Thank you Susan for this and loved your post. Hope you both enjoy the rest of your week.

~Adrienne

John Barton said...

HI Arlee, I have met Susan on many occasions through the internet social media but I never thought that she had dyslexia.
What a challenge but then what
resolve to do something about it even though it took time. This is a wonderful story and just
proves that if you have the will to do something you will achieve it.
Life is a constant battle to fight negativity against positivity! At the end of the day it is up to you - the individual. Don't let anyone detract from what you want to do and clearly Susan has fought her way to success!
Briefly I have had so many challenges in my life but as I get older I feel so much more in control of my life. Another first book? - I don't know - all I know is that Susan has certainly inspired me to think very seriously about it all.
Congratulations to Susan on her book and for being so honest.
Her friend John Barton

keepupweb said...

Arlee,
It's wonderful that you invited Susan to share her story on your blog. I've known Susan for quite a while now and I'm always surprised when she mentions her Dyslexia because you would certainly not know it if she hadn't shared that info with us.

Susan,
Again, congratulations on your book.

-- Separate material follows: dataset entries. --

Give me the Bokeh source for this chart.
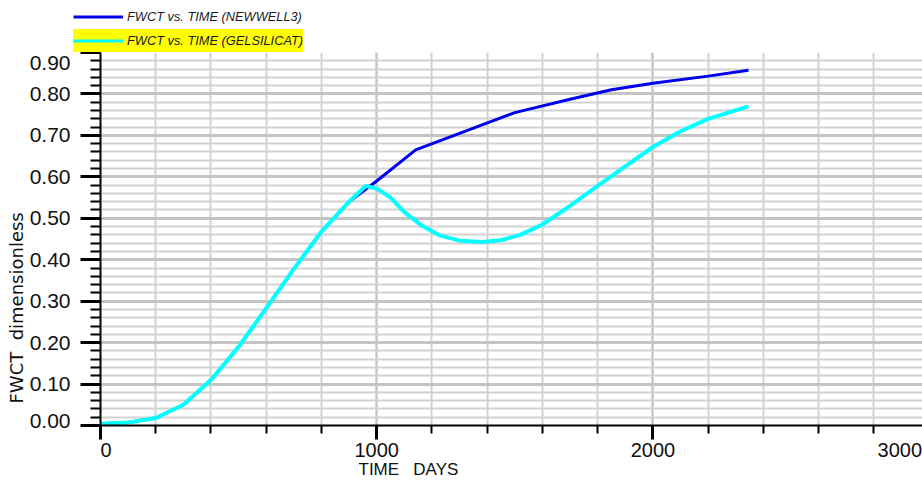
import numpy as np

from bokeh.plotting import figure
from bokeh.layouts import column
from bokeh.models import (Range1d, FixedTicker, LinearAxis, Title,
                          Legend, LegendItem)
from bokeh.embed import file_html
from bokeh.resources import INLINE

# Water cut history, base case well
days_newwell = [0, 100, 200, 300, 400, 500, 600, 700, 800, 900, 1000,
                1141, 1300, 1500, 1700, 1850, 2000, 2200, 2346]
fwct_newwell = [0.004, 0.007, 0.018, 0.05, 0.11, 0.19, 0.283, 0.378, 0.468,
                0.54, 0.59, 0.665, 0.705, 0.755, 0.787, 0.81, 0.826, 0.843, 0.857]

# Water cut history, gel silicate treatment
days_gel = [0, 100, 200, 300, 400, 500, 600, 700, 800, 900, 960, 1000,
            1050, 1100, 1160, 1230, 1300, 1380, 1450, 1520, 1600, 1700,
            1800, 1900, 2000, 2100, 2200, 2346]
fwct_gel = [0.004, 0.007, 0.018, 0.05, 0.11, 0.19, 0.283, 0.378, 0.468,
            0.54, 0.578, 0.572, 0.55, 0.515, 0.484, 0.458, 0.446, 0.443,
            0.447, 0.46, 0.485, 0.53, 0.578, 0.625, 0.672, 0.71, 0.74, 0.77]

series_labels = ["FWCT vs. TIME (NEWWELL3)", "FWCT vs. TIME (GELSILICAT)"]
series_colors = ["#0000f0", "#00ffff"]
series_widths = [3, 4]

# tick marks
x_major = [0, 1000, 2000, 3000]
x_minor = list(range(0, 3001, 200))
y_major = [0.0, 0.1, 0.2, 0.3, 0.4, 0.5, 0.6, 0.7, 0.8, 0.9]
y_minor = [round(v, 2) for v in np.arange(0, 0.901, 0.02)]

# tick labels; the end labels are nudged inward so they stay on the page
x_tick_labels = ["0", "1000", "2000", "3000"]
x_label_pos = [20, 1000, 2000, 2894]
y_tick_labels = ["0.00", "0.10", "0.20", "0.30", "0.40", "0.50",
                 "0.60", "0.70", "0.80", "0.90"]
y_label_pos = [0.012, 0.1, 0.2, 0.3, 0.4, 0.5, 0.6, 0.7, 0.8, 0.874]

NBSP = "\u00a0"
x_title = "TIME" + NBSP * 3 + "DAYS"
y_title = "FWCT" + NBSP * 2 + "dimensionless"

TICK_FONT = "Liberation Sans"
TEXT_COLOR = "#111111"
W, H, LEGEND_H = 922, 483, 52

# ---- legend strip above the plot ----
lg = figure(width=W, height=LEGEND_H, output_backend="svg", toolbar_location=None,
            x_range=Range1d(0, W), y_range=Range1d(0, LEGEND_H),
            x_axis_location=None, y_axis_location=None, min_border=0)
lg.frame_align = False
lg.outline_line_color = None
lg.grid.visible = False
# one-point renderers: nothing is drawn in the strip, they only style the swatches
swatches = [lg.line(days_newwell[:1], fwct_newwell[:1], line_color=series_colors[0], line_width=3),
            lg.line(days_gel[:1], fwct_gel[:1], line_color=series_colors[1], line_width=3)]

legend_style = dict(padding=0, margin=0, spacing=0, glyph_width=50,
                    glyph_height=23, label_height=23, label_standoff=4,
                    border_line_alpha=0,
                    label_text_font="Liberation Sans",
                    label_text_font_style="italic",
                    label_text_font_size="12.8px",
                    label_text_color="#1a1a2a")
leg1 = Legend(items=[LegendItem(label=series_labels[0], renderers=[swatches[0]])],
              location=(73, 24), background_fill_alpha=0, **legend_style)
leg2 = Legend(items=[LegendItem(label=series_labels[1], renderers=[swatches[1]])],
              location=(73, 0), background_fill_color="#ffff00",
              background_fill_alpha=1, **legend_style)
lg.add_layout(leg1)
lg.add_layout(leg2)

# ---- main plot ----
p = figure(width=W, height=H - LEGEND_H, output_backend="svg", toolbar_location=None,
           x_range=Range1d(0, 2976), y_range=Range1d(0, 0.9),
           x_axis_location=None, y_axis_location=None,
           min_border_left=100, min_border_right=0,
           min_border_top=0, min_border_bottom=58)
p.frame_align = False
p.background_fill_color = "white"
p.border_fill_color = "white"
p.outline_line_color = None

xt = FixedTicker(ticks=x_major, minor_ticks=x_minor)
yt = FixedTicker(ticks=y_major, minor_ticks=y_minor)

# tick-mark axes (labels switched off)
tick_axis_style = dict(axis_line_width=2, axis_line_color="black",
                       major_tick_line_width=3, major_tick_in=0,
                       minor_tick_line_width=2, minor_tick_in=0,
                       major_label_text_font_size="0px",
                       major_label_text_color=None, major_label_standoff=0)
xa = LinearAxis(ticker=xt, major_tick_out=14, minor_tick_out=8, **tick_axis_style)
ya = LinearAxis(ticker=yt, major_tick_out=20, minor_tick_out=10, **tick_axis_style)
p.add_layout(xa, "below")
p.add_layout(ya, "left")

# label-only axes
label_axis_style = dict(axis_line_color=None, major_tick_line_color=None,
                        minor_tick_line_color=None, major_tick_out=0,
                        major_tick_in=0, minor_tick_out=0, minor_tick_in=0,
                        major_label_text_font=TICK_FONT,
                        major_label_text_color=TEXT_COLOR)
xl = LinearAxis(ticker=FixedTicker(ticks=x_label_pos, minor_ticks=[]),
                major_label_overrides=dict(zip(x_label_pos, x_tick_labels)),
                major_label_standoff=3, major_label_text_font_size="20px",
                **label_axis_style)
yl = LinearAxis(ticker=FixedTicker(ticks=y_label_pos, minor_ticks=[]),
                major_label_overrides=dict(zip(y_label_pos, y_tick_labels)),
                major_label_standoff=10, major_label_text_font_size="21px",
                **label_axis_style)
p.add_layout(xl, "below")
p.add_layout(yl, "left")

# grid
p.xgrid.ticker = xt
p.ygrid.ticker = yt
p.xgrid.grid_line_color = "#c4c4c4"
p.xgrid.grid_line_width = 2
p.xgrid.minor_grid_line_color = "#d2d2d2"
p.xgrid.minor_grid_line_width = 2
p.ygrid.grid_line_color = "#c4c4c4"
p.ygrid.grid_line_width = 3
p.ygrid.minor_grid_line_color = "#d2d2d2"
p.ygrid.minor_grid_line_width = 2

# axis titles
p.add_layout(Title(text=x_title, align="left", offset=258, standoff=-3,
                   text_font=TICK_FONT, text_font_size="17px",
                   text_font_style="normal", text_color=TEXT_COLOR), "below")
p.add_layout(Title(text=y_title, align="left", offset=22,
                   standoff=0, text_font="DejaVu Sans", text_font_size="18px",
                   text_font_style="normal", text_color=TEXT_COLOR), "left")

# curves
p.line(days_newwell, fwct_newwell, line_color=series_colors[0],
       line_width=series_widths[0])
p.line(days_gel, fwct_gel, line_color=series_colors[1],
       line_width=series_widths[1])

layout = column(lg, p, spacing=0)
open("out.html", "w").write(file_html(layout, INLINE))
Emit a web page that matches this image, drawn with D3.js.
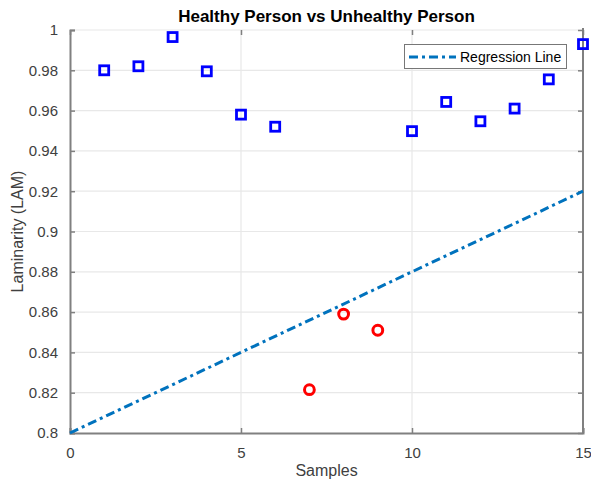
<!DOCTYPE html>
<html><head><meta charset="utf-8">
<script src="https://cdn.jsdelivr.net/npm/d3@7"></script>
<style>body{margin:0;background:#fff;}svg{display:block;font-family:"Liberation Sans",Arial,sans-serif;}</style>
</head><body>
<svg id="c" width="591" height="489"></svg>
<script>
const healthyX = [1,2,3,4,5,6,10,11,12,13,14,15];
const healthyY = [0.980,0.982,0.9965,0.9795,0.958,0.952,0.9498,0.9643,0.9547,0.961,0.9755,0.993];
const unhealthyX = [7,8,9];
const unhealthyY = [0.8215,0.859,0.851];
const regX = [0,15];
const regY = [0.80,0.92];
const xTicks = [0,5,10,15];
const yTicks = [0.8,0.82,0.84,0.86,0.88,0.9,0.92,0.94,0.96,0.98,1];
const titleText = "Healthy Person vs Unhealthy Person";
const xLabel = "Samples";
const yLabel = "Laminarity (LAM)";
const legendLabel = "Regression Line";

const svg = d3.select("#c");
const L=70,R=583,T=30,B=433;
const x = d3.scaleLinear().domain([0,15]).range([L,R]);
const y = d3.scaleLinear().domain([0.8,1]).range([B,T]);
const axisCol="#808080", textCol="#404040";

// grid
svg.append("g").selectAll("line").data(yTicks.slice(1)).join("line")
  .attr("x1",L).attr("x2",R).attr("y1",d=>y(d)).attr("y2",d=>y(d))
  .attr("stroke","#e8e8e8").attr("stroke-width",1.2);
svg.append("g").selectAll("line").data(xTicks.slice(1,-1)).join("line")
  .attr("y1",T).attr("y2",B).attr("x1",d=>x(d)).attr("x2",d=>x(d))
  .attr("stroke","#e8e8e8").attr("stroke-width",1.2);

// axes
const fmtY = d=> d===1?"1":(d===0.8?"0.8":(d===0.9?"0.9":d3.format(".2f")(d)));
const gx = svg.append("g").attr("transform",`translate(0,${B})`)
  .call(d3.axisBottom(x).tickValues(xTicks).tickSize(-5).tickPadding(14).tickFormat(d3.format("d")));
const gy = svg.append("g").attr("transform",`translate(${L},0)`)
  .call(d3.axisLeft(y).tickValues(yTicks).tickSize(-5).tickPadding(12).tickFormat(fmtY));
const gr = svg.append("g").attr("transform",`translate(${R},0)`)
  .call(d3.axisRight(y).tickValues(yTicks).tickSize(-5).tickFormat(""));
const gt = svg.append("g").attr("transform",`translate(0,${T})`)
  .call(d3.axisTop(x).tickValues(xTicks).tickSize(-5).tickFormat(""));
[gx,gy,gr,gt].forEach(g=>{
  g.select(".domain").attr("stroke",axisCol).attr("stroke-width",2);
  g.selectAll(".tick line").attr("stroke",axisCol).attr("stroke-width",1.5);
  g.selectAll(".tick text").attr("fill",textCol).attr("font-size",15).attr("font-family","Liberation Sans, Arial, sans-serif");
});
gt.select(".domain").remove();
gr.select(".domain").attr("d",`M0,${T-2}V${B}`);

// regression line
const line = d3.line().x(d=>x(d[0])).y(d=>y(d[1]));
svg.append("path").datum(regX.map((v,i)=>[v,regY[i]])).attr("d",line)
  .attr("fill","none").attr("stroke","#0072BD").attr("stroke-width",3)
  .attr("stroke-dasharray","9,4,3,4");

// healthy squares
svg.append("g").selectAll("rect").data(healthyX.map((v,i)=>[v,healthyY[i]])).join("rect")
  .attr("x",d=>x(d[0])-4.5).attr("y",d=>y(d[1])-4.5).attr("width",9).attr("height",9)
  .attr("fill","none").attr("stroke","#0000ff").attr("stroke-width",2.8);
// unhealthy circles
svg.append("g").selectAll("circle").data(unhealthyX.map((v,i)=>[v,unhealthyY[i]])).join("circle")
  .attr("cx",d=>x(d[0])).attr("cy",d=>y(d[1])).attr("r",4.9)
  .attr("fill","none").attr("stroke","#ff0000").attr("stroke-width",3);

// title & labels
svg.append("text").attr("x",(L+R)/2).attr("y",22).attr("text-anchor","middle")
  .attr("font-weight","bold").attr("font-size",17).attr("fill","#000").text(titleText);
svg.append("text").attr("x",(L+R)/2).attr("y",476).attr("text-anchor","middle")
  .attr("font-size",16).attr("fill",textCol).text(xLabel);
svg.append("text").attr("transform",`translate(23,${(T+B)/2}) rotate(-90)`).attr("text-anchor","middle")
  .attr("font-size",16).attr("fill",textCol).text(yLabel);

// legend
const lg = svg.append("g");
lg.append("rect").attr("x",404.5).attr("y",44.5).attr("width",162).attr("height",24)
  .attr("fill","#fff").attr("stroke","#777").attr("stroke-width",1);
lg.append("line").attr("x1",409).attr("x2",456).attr("y1",57).attr("y2",57)
  .attr("stroke","#0072BD").attr("stroke-width",3).attr("stroke-dasharray","9,4,3,4");
lg.append("text").attr("x",460).attr("y",62).attr("font-size",14).attr("fill","#000").text(legendLabel);
</script>
</body></html>
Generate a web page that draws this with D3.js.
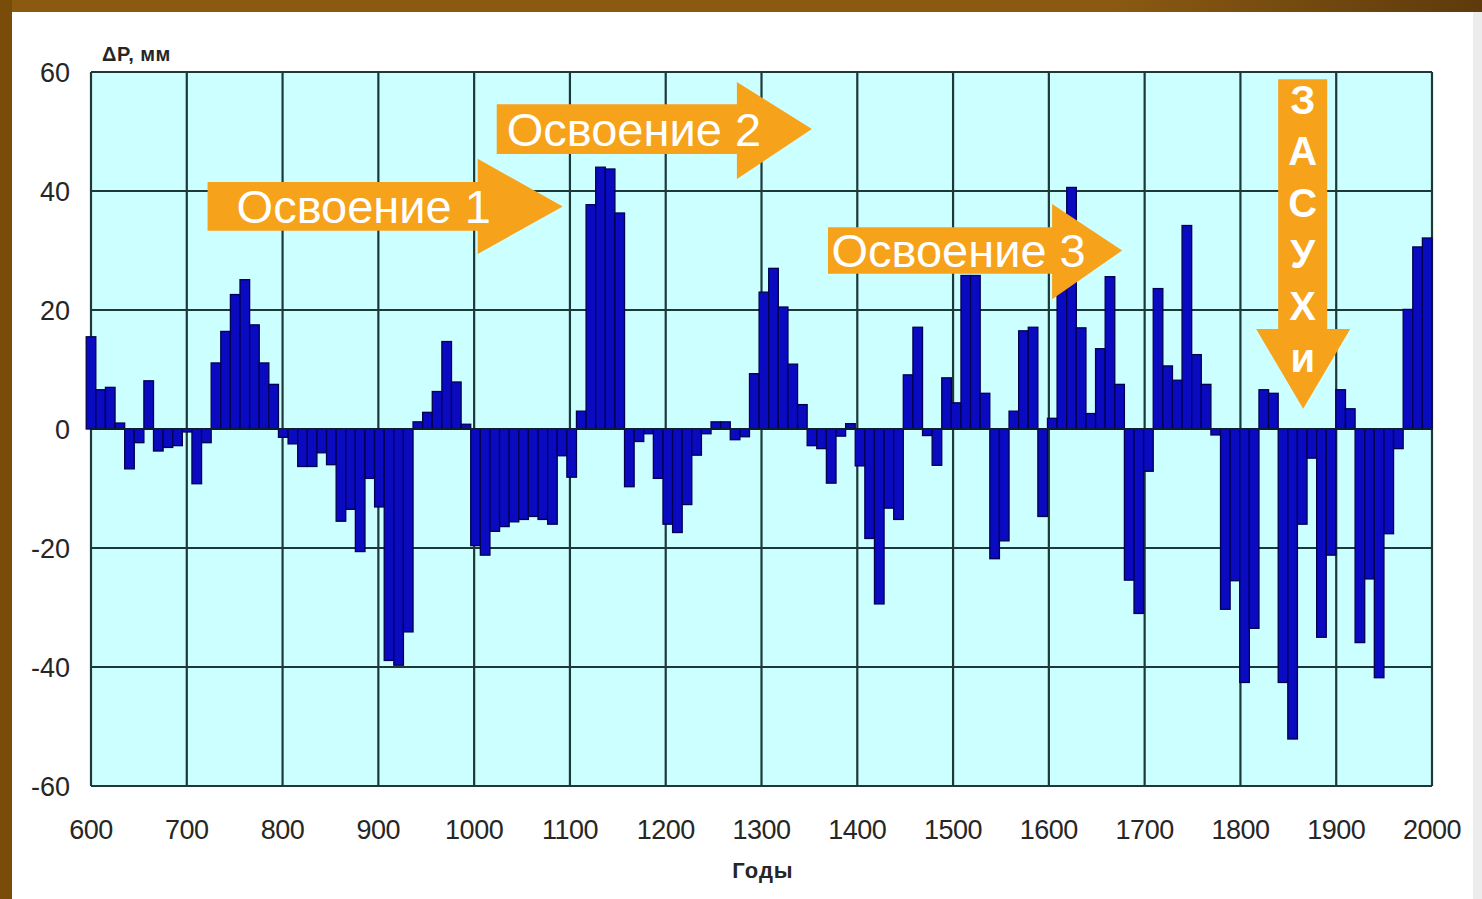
<!DOCTYPE html>
<html><head><meta charset="utf-8">
<script src="https://cdn.jsdelivr.net/npm/d3@7"></script>
<style>html,body{margin:0;padding:0;background:#fff;overflow:hidden} svg{display:block}</style>
</head><body><svg id="c" width="1482" height="899"></svg>
<script>
// Decade start years (categories)
const years = [600,610,620,630,640,650,660,670,680,690,700,710,720,730,740,750,760,770,780,790,
800,810,820,830,840,850,860,870,880,890,900,910,920,930,940,950,960,970,980,990,
1000,1010,1020,1030,1040,1050,1060,1070,1080,1090,1100,1110,1120,1130,1140,1150,1160,1170,1180,1190,
1200,1210,1220,1230,1240,1250,1260,1270,1280,1290,1300,1310,1320,1330,1340,1350,1360,1370,1380,1390,
1400,1410,1420,1430,1440,1450,1460,1470,1480,1490,1500,1510,1520,1530,1540,1550,1560,1570,1580,1590,
1600,1610,1620,1630,1640,1650,1660,1670,1680,1690,1700,1710,1720,1730,1740,1750,1760,1770,1780,1790,
1800,1810,1820,1830,1840,1850,1860,1870,1880,1890,1900,1910,1920,1930,1940,1950,1960,1970,1980,1990];
// Precipitation anomaly, mm
const values = [15.5,6.6,7.0,1.0,-6.7,-2.3,8.1,-3.7,-3.1,-2.8,-0.5,-9.2,-2.3,11.1,16.4,22.6,25.1,17.5,11.1,7.5,
-1.4,-2.5,-6.3,-6.3,-4.0,-6.0,-15.5,-13.5,-20.6,-8.3,-13.1,-38.9,-39.7,-34.1,1.2,2.8,6.3,14.7,7.9,0.8,
-19.6,-21.2,-17.2,-16.4,-15.6,-15.2,-14.7,-15.2,-16.0,-4.5,-8.1,3.0,37.7,44.0,43.7,36.3,-9.7,-2.1,-0.8,-8.3,
-16.0,-17.4,-12.7,-4.4,-0.8,1.2,1.2,-1.8,-1.3,9.3,23.0,27.0,20.5,10.9,4.1,-2.8,-3.3,-9.1,-1.2,0.9,
-6.2,-18.4,-29.4,-13.3,-15.2,9.1,17.1,-1.1,-6.1,8.6,4.4,25.8,25.8,6.0,-21.8,-18.8,3.0,16.5,17.1,-14.7,
1.8,24.0,40.6,17.0,2.6,13.5,25.6,7.5,-25.4,-31.0,-7.1,23.6,10.6,8.2,34.2,12.5,7.5,-1.0,-30.3,-25.5,
-42.6,-33.5,6.6,6.0,-42.6,-52.1,-16.0,-4.9,-35.0,-21.2,6.6,3.4,-35.9,-25.2,-41.8,-17.6,-3.3,20.1,30.6,32.1];
const yTicks = [-60,-40,-20,0,20,40,60];
const xTicks = [600,700,800,900,1000,1100,1200,1300,1400,1500,1600,1700,1800,1900,2000];
const yLabel = "ΔP, мм";
const xLabel = "Годы";
// Annotation arrows (in data units: years / mm)
const rightArrows = [
  {label:"Освоение 1", x0:721.7, x1:1003.7, tip:1092.5, body:[41.5,33.3], head:[45.4,29.4], textX:752},
  {label:"Освоение 2", x0:1023.6, x1:1274.3, tip:1352.6, body:[54.6,46.2], head:[58.3,42.0], textX:1034},
  {label:"Освоение 3", x0:1369.4, x1:1603.4, tip:1676.5, body:[33.9,26.1], head:[37.8,21.8], textX:1373}
];
const downArrow = {letters:["З","А","С","У","Х","и"], body:[1839.4,1890.6], head:[1816.4,1914.6], tipX:1865.5, top:58.8, headStart:16.8, tip:3.4};

const svg = d3.select("#c");
const W = 1482, H = 899;
// frame
svg.append("rect").attr("width",W).attr("height",H).attr("fill","#ffffff");
svg.append("rect").attr("x",1473).attr("y",0).attr("width",9).attr("height",H).attr("fill","#ececec");
const tg = svg.append("defs").append("linearGradient").attr("id","tg");
tg.append("stop").attr("offset","0%").attr("stop-color","#8a5a10");
tg.append("stop").attr("offset","75%").attr("stop-color","#8a5a12");
tg.append("stop").attr("offset","100%").attr("stop-color","#5e3a0c");
svg.append("rect").attr("x",0).attr("y",0).attr("width",W).attr("height",12).attr("fill","url(#tg)");
svg.append("rect").attr("x",0).attr("y",0).attr("width",12).attr("height",H).attr("fill","#7a4c0a");

const m = {left:91, right:1432, top:72, bottom:786};
const x = d3.scaleLinear().domain([600,2000]).range([m.left,m.right]);
const y = d3.scaleLinear().domain([-60,60]).range([m.bottom,m.top]);
const band = d3.scaleBand().domain(years).range([x(595), x(2000)]).paddingInner(0);

// plot bg
svg.append("rect").attr("x",m.left).attr("y",m.top).attr("width",m.right-m.left).attr("height",m.bottom-m.top).attr("fill","#ccffff");

// grid
const gridColor = "#1e3838";
svg.append("g").selectAll("line").data(xTicks).join("line")
  .attr("x1",d=>x(d)).attr("x2",d=>x(d)).attr("y1",m.top).attr("y2",m.bottom)
  .attr("stroke",gridColor).attr("stroke-width",2.2);
svg.append("g").selectAll("line").data(yTicks).join("line")
  .attr("x1",m.left).attr("x2",m.right).attr("y1",d=>y(d)).attr("y2",d=>y(d))
  .attr("stroke",gridColor).attr("stroke-width",2.2);

// bars
svg.append("g").selectAll("rect").data(years).join("rect")
  .attr("x",d=>band(d)).attr("width",band.bandwidth())
  .attr("y",(d,i)=>y(Math.max(0,values[i])))
  .attr("height",(d,i)=>Math.abs(y(values[i])-y(0)))
  .attr("fill","#0a0ac0").attr("stroke","#000050").attr("stroke-width",1.3);

// zero line on top
svg.append("line").attr("x1",m.left).attr("x2",m.right).attr("y1",y(0)).attr("y2",y(0))
  .attr("stroke","#101c30").attr("stroke-width",2);

// axes labels
const font = "'Liberation Sans', Arial, sans-serif";
svg.append("g").selectAll("text").data(yTicks).join("text")
  .attr("x",70).attr("y",d=>y(d)).attr("dy","0.36em").attr("text-anchor","end")
  .attr("font-family",font).attr("font-size",27).attr("fill","#262626").text(d=>d);
svg.append("g").selectAll("text").data(xTicks).join("text")
  .attr("x",d=>x(d)).attr("y",839).attr("text-anchor","middle")
  .attr("font-family",font).attr("font-size",27).attr("letter-spacing",-0.5).attr("fill","#262626").text(d=>d);
svg.append("text").attr("x",102).attr("y",61).attr("font-family",font).attr("font-weight","bold")
  .attr("font-size",20).attr("letter-spacing",0.5).attr("fill","#262626").text(yLabel);
svg.append("text").attr("x",763).attr("y",878).attr("text-anchor","middle").attr("font-family",font).attr("font-weight","bold")
  .attr("font-size",22).attr("letter-spacing",1).attr("fill","#262626").text(xLabel);

// arrows
const orange = "#f6a21a";
rightArrows.forEach(a=>{
  const mid = (a.body[0]+a.body[1])/2;
  const pts = [[a.x0,a.body[0]],[a.x1,a.body[0]],[a.x1,a.head[0]],[a.tip,mid],[a.x1,a.head[1]],[a.x1,a.body[1]],[a.x0,a.body[1]]]
    .map(p=>[x(p[0]),y(p[1])]);
  svg.append("polygon").attr("points",pts.map(p=>p.join(",")).join(" ")).attr("fill",orange);
  svg.append("text").attr("x",x(a.textX)).attr("y",y(mid)).attr("dy","0.36em")
    .attr("font-family",font).attr("font-size",47).attr("fill","#ffffff").text(a.label);
});
{
  const a = downArrow;
  const pts = [[a.body[0],a.top],[a.body[1],a.top],[a.body[1],a.headStart],[a.head[1],a.headStart],[a.tipX,a.tip],
    [a.head[0],a.headStart],[a.body[0],a.headStart]].map(p=>[x(p[0]),y(p[1])]);
  svg.append("polygon").attr("points",pts.map(p=>p.join(",")).join(" ")).attr("fill",orange);
  const cx = x((a.body[0]+a.body[1])/2);
  const y0 = y(a.top)+20, step = 51.6;
  svg.append("g").selectAll("text").data(a.letters).join("text")
    .attr("x",cx).attr("y",(d,i)=>y0+i*step).attr("dy","0.36em").attr("text-anchor","middle")
    .attr("font-family",font).attr("font-weight","bold").attr("font-size",40).attr("fill","#fff").text(d=>d);
}
</script></body></html>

As I've told you before (on your blog), your story is motivating and your illustrations are lovely. It's great to see you here on Arlee's blog.

Niekka McDonald said...

This is so inspiring! It is a testament of who you are. Instead of being a victim you found ways to achieve your dream. Not everyone is familiar with dyslexia thank you for sharing.

Mary Hill said...

I read the intro for the book. Sounds great. Congratulations on your accomplishment. My brother also had dyslexia. He went undiagnosed until later in life and despite the learning disability he became an officer in the Air Force and graduated college.

Mary-andering Creatively

Mary-andering Among the Pages

Meredith Wouters said...

Your story is so inspiring Susan! I'm off now to read the other recommended posts on dyslexia. I have two close family members who struggle with it, and I'm always amazed at how they overcome! Thanks for sharing.